6 New Ideas for Celebrating St Valentine (and his day) with Your Kids

6 New Ideas for Celebrating St Valentine (and his day) with Your Kids February 6, 2015

If you want to do it the regular way, go to Godiva. If not, read on!

Valentine’s Day is next weekend, and all over Pinterest the moms are looking for cute new ways to celebrate with their kids and out-craft the other moms. While they’re fawning over origami hearts and do-it-yourself glitter chalk, why not go a more traditional route? Glitter gets everywhere and chocolate is gross (I can’t be the only one who thinks so, right?), but ancient bloody martyrs never go out of style.

Instead of pasting doilies and shaking on glitter, why not:

1) Regale the children with tales of St Valentine’s imprisonment before imposing a prison diet fast of bread and waterbefore dragging your kids off to Confession. Nothing says “I love you” quite like forced starvation and being reminded that they’re big ol’ sinners.

By Heinz-Josef Lücking (Own work) [CC BY 3.0 (http://creativecommons.org/licenses/by/3.0)], via Wikimedia Commons
If they whine about wanting lunch, remind them that St Valentine never complained about a lack of food and neither should they. (Then have mercy on them with something simple like a grilled cheese sandwich. There’s no fancy stuff in prison. Cut it into a heart with a cookie cutter if you’re feeling ambitious.)

2) Introduce your kids to arts and crafts straight out of the Middle Ages with Skeleton Decorating!

This is one of four skeletons claiming to be those of St Valentine. Isn’t he fabulous? (Copyright Paul Koudounaris from his book Heavenly Bodies)

Dig up a skeleton template from Halloween and use jewels, sequins, beads, and stickers (anything but glitter which gets everywhere!) to remind yourselves of the glory that awaits saints in Heaven. (Seriously. That’s why the Middle Ages people did it.)

3) St Valentine wasn’t just beheaded, he was stoned and beaten with sticks first. Hand the kids some pool noodles and send them out into the back yard in homage to his sacrifice. Throw balled up socks at each other if you want to add stoning to your “stick” pummeling.  Please note that I do not endorse using real sticks, real rocks, or real beheadings.

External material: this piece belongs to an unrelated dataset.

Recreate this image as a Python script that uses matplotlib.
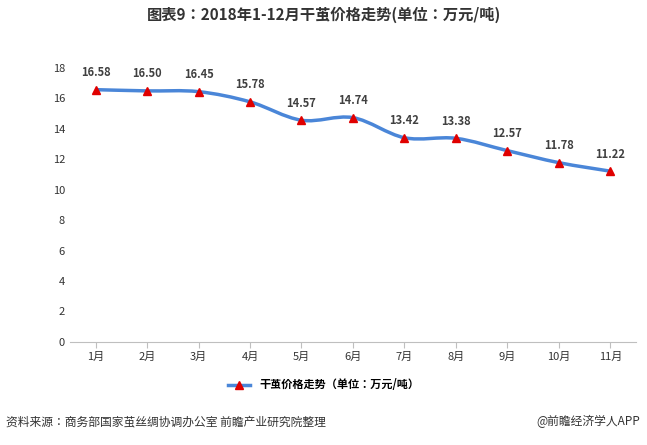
import matplotlib
matplotlib.use("Agg")
import matplotlib.pyplot as plt
from matplotlib import font_manager
from matplotlib.path import Path
from matplotlib.patches import PathPatch
import numpy as np

names = sorted({f.name for f in font_manager.fontManager.ttflist})
cjk = [n for n in names if "Sans CJK" in n and "SC" in n] or [n for n in names if "Sans CJK" in n] \
    or [n for n in names if "CJK" in n]
plt.rcParams["font.family"] = ["DejaVu Sans"] if not cjk else [cjk[0], "DejaVu Sans"]

months = ["1月", "2月", "3月", "4月", "5月", "6月", "7月", "8月", "9月", "10月", "11月"]
prices = [16.58, 16.50, 16.45, 15.78, 14.57, 14.74, 13.42, 13.38, 12.57, 11.78, 11.22]

fig = plt.figure(figsize=(6.47, 4.45), dpi=100)
ax = fig.add_axes([0.108, 0.232, 0.875, 0.615])

x = np.arange(len(months))
y = np.array(prices)

# smooth curve: Catmull-Rom as cubic bezier segments
verts = [(x[0], y[0])]
codes = [Path.MOVETO]
for i in range(len(x) - 1):
    p0 = (x[i - 1], y[i - 1]) if i > 0 else (x[i], y[i])
    p3 = (x[i + 2], y[i + 2]) if i + 2 < len(x) else (x[i + 1], y[i + 1])
    c1 = (x[i] + (x[i + 1] - p0[0]) / 6, y[i] + (y[i + 1] - p0[1]) / 6)
    c2 = (x[i + 1] - (p3[0] - x[i]) / 6, y[i + 1] - (p3[1] - y[i]) / 6)
    verts += [c1, c2, (x[i + 1], y[i + 1])]
    codes += [Path.CURVE4] * 3
ax.add_patch(PathPatch(Path(verts, codes), fill=False, edgecolor="#4a86d8", lw=2.5, zorder=2))
ax.plot(x, y, ls="none", marker="^", color="#e00000", ms=6, zorder=3)
ax.plot([], [], color="#4a86d8", lw=2.5, marker="^", mfc="#e00000", mec="#e00000",
        label="干茧价格走势（单位：万元/吨）")

for xi, yi in zip(x, y):
    ax.text(xi, yi + 0.7, f"{yi:.2f}", ha="center", va="bottom", fontsize=8,
            fontweight="bold", color="#404040")

ax.set_xlim(-0.5, len(months) - 0.5)
ax.set_ylim(0, 18)
ax.set_yticks(range(0, 19, 2))
ax.set_xticks(x)
ax.set_xticklabels(months)
ax.tick_params(labelsize=8, colors="#333333", length=0)
ax.tick_params(axis="x", length=4, color="#bfbfbf")
for s in ["top", "right", "left"]:
    ax.spines[s].set_visible(False)
ax.spines["bottom"].set_color("#bfbfbf")

fig.text(0.5, 0.955, "图表9：2018年1-12月干茧价格走势(单位：万元/吨)", ha="center",
         fontsize=11, fontweight="bold", color="#333333")
fig.legend(loc="center", bbox_to_anchor=(0.5, 0.135), frameon=False, prop={"size": 8, "weight": "bold"})
fig.text(0.01, 0.045, "资料来源：商务部国家茧丝绸协调办公室 前瞻产业研究院整理", fontsize=8.5, color="#333333")
fig.text(0.99, 0.045, "@前瞻经济学人APP", ha="right", fontsize=8.5, color="#333333")

fig.savefig("out.png", dpi=100)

As an added bonus, your little saints will be all tuckered out and ready to play…

4) Catacombs!

Use this opportunity to tell about the ancient burial methods of placing bodies in the catacombs underneath the city and how early Christians would hide down there and say their Masses among their beloved dead. Then have your own little ones lay down on the floor, couches, beds or wherever is at hand and close their eyes pretending to be in the catacombs. First one to move, speak, or open their eyes loses. If they all happen to fall asleep, well then guess who wins? You do! That’s right!!!

“Rom, Domitilla-Katakomben 2” by Dnalor 01 – Own work. Licensed under CC BY-SA 3.0 via Wikimedia Commons

5) If your catacomb players have a hard time relaxing, remember that St Valentine was the bishop of  Umbria which includes the city of Narnia. Break out your copy of “The Chronicles of Narnia” and softly read to them until they win you win at Catacombs.

If they’re onto you, there’s nothing saying that a smart mom can’t declare a Narnia movie marathon and kick back with a bottle glass of Italian wine…because he was from Italy of course.

By Jon Sullivan [Public domain], via Wikimedia Commons

6) If all else fails, you can always engage your children in a rousing game of “St Valentine’s in Prison.” You get to be St Valentine, so go lock yourself in your cell (aka your room) away from your devoted followers. Since Valentine’s Day is on a Saturday this year, appoint your husband to be the prison guard in charge of stopping those angry mobs from “rescuing” you. I know they all want to be imprisoned with you, bless their hearts, but that’s just not how jail cells work. If they really, really need to talk with you, they can make like the friends of the real St Valentine and send you secret notes. They can slip them to you under the door.

What will you do with an entire day to yourself spent “in lockdown”? That’s entirely up to you. I’m not telling how I’ll spend mine, after all what happens in prison stays in prison. I do know it’s starting with a good book and a bubble bath.